• _Task to complete_
Each line of the material must be repeated precisely, with the pictures left out.

• _Material provided_
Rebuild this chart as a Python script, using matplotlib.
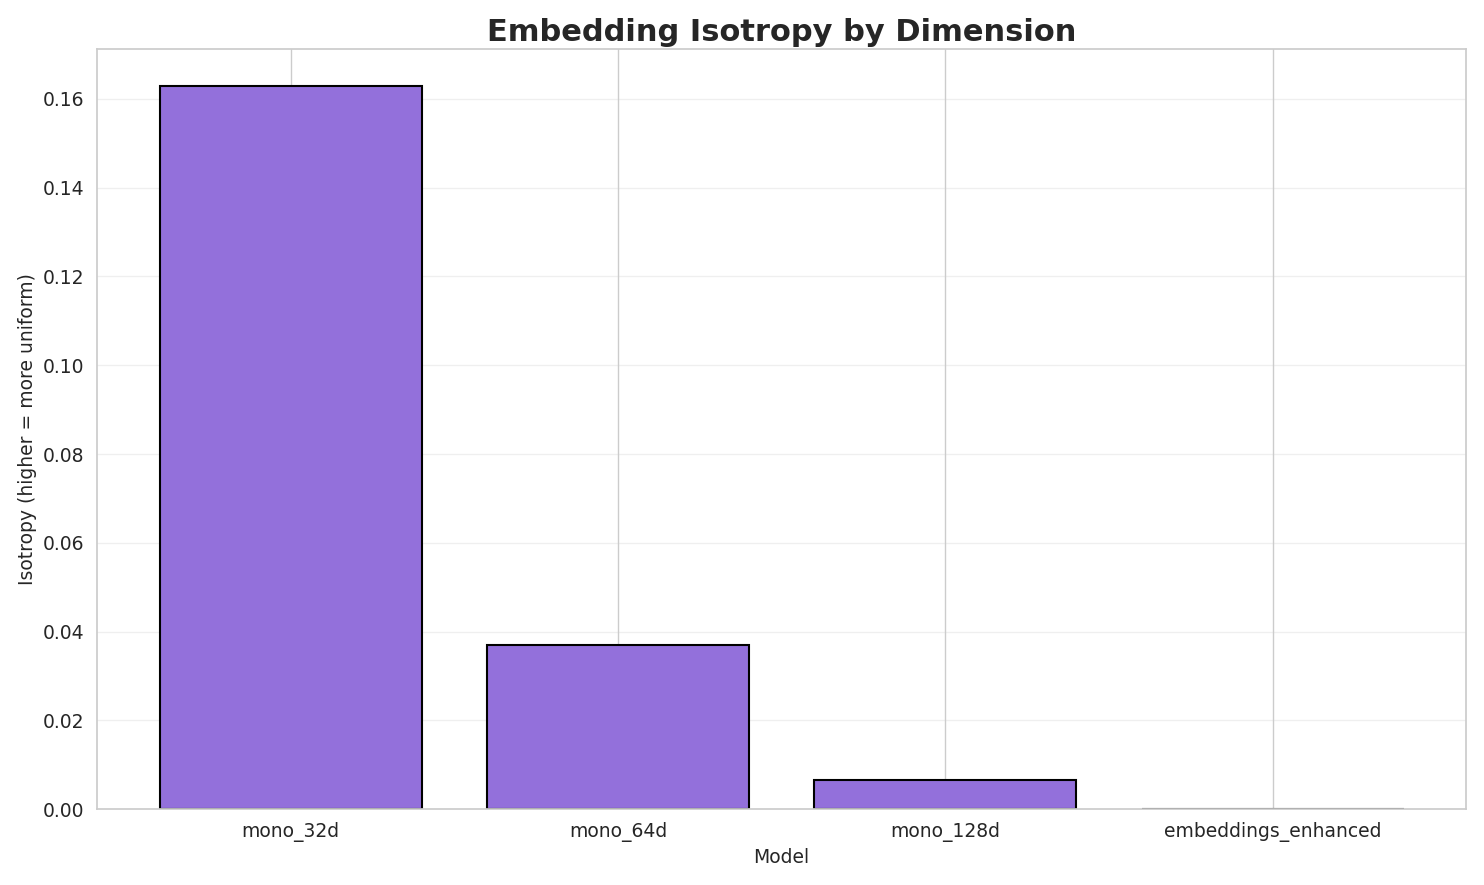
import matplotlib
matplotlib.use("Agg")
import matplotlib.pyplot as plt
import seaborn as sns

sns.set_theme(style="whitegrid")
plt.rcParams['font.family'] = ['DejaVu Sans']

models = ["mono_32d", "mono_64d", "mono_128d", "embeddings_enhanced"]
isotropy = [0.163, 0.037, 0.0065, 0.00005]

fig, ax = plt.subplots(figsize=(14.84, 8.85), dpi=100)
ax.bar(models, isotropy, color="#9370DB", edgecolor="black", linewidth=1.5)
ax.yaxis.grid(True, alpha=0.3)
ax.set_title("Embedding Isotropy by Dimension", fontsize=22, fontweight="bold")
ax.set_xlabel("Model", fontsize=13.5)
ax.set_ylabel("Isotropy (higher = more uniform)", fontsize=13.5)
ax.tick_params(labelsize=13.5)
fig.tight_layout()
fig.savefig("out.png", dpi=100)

• _Solved exercise_
Rebuild this chart as a Python script, using matplotlib.
import matplotlib
matplotlib.use("Agg")
import matplotlib.pyplot as plt
import seaborn as sns

sns.set_theme(style="whitegrid")
plt.rcParams['font.family'] = ['DejaVu Sans']

models = ["mono_32d", "mono_64d", "mono_128d", "embeddings_enhanced"]
isotropy = [0.163, 0.037, 0.0065, 0.00005]

fig, ax = plt.subplots(figsize=(14.84, 8.85), dpi=100)
ax.bar(models, isotropy, color="#9370DB", edgecolor="black", linewidth=1.5)
ax.yaxis.grid(True, alpha=0.3)
ax.set_title("Embedding Isotropy by Dimension", fontsize=22, fontweight="bold")
ax.set_xlabel("Model", fontsize=13.5)
ax.set_ylabel("Isotropy (higher = more uniform)", fontsize=13.5)
ax.tick_params(labelsize=13.5)
fig.tight_layout()
fig.savefig("out.png", dpi=100)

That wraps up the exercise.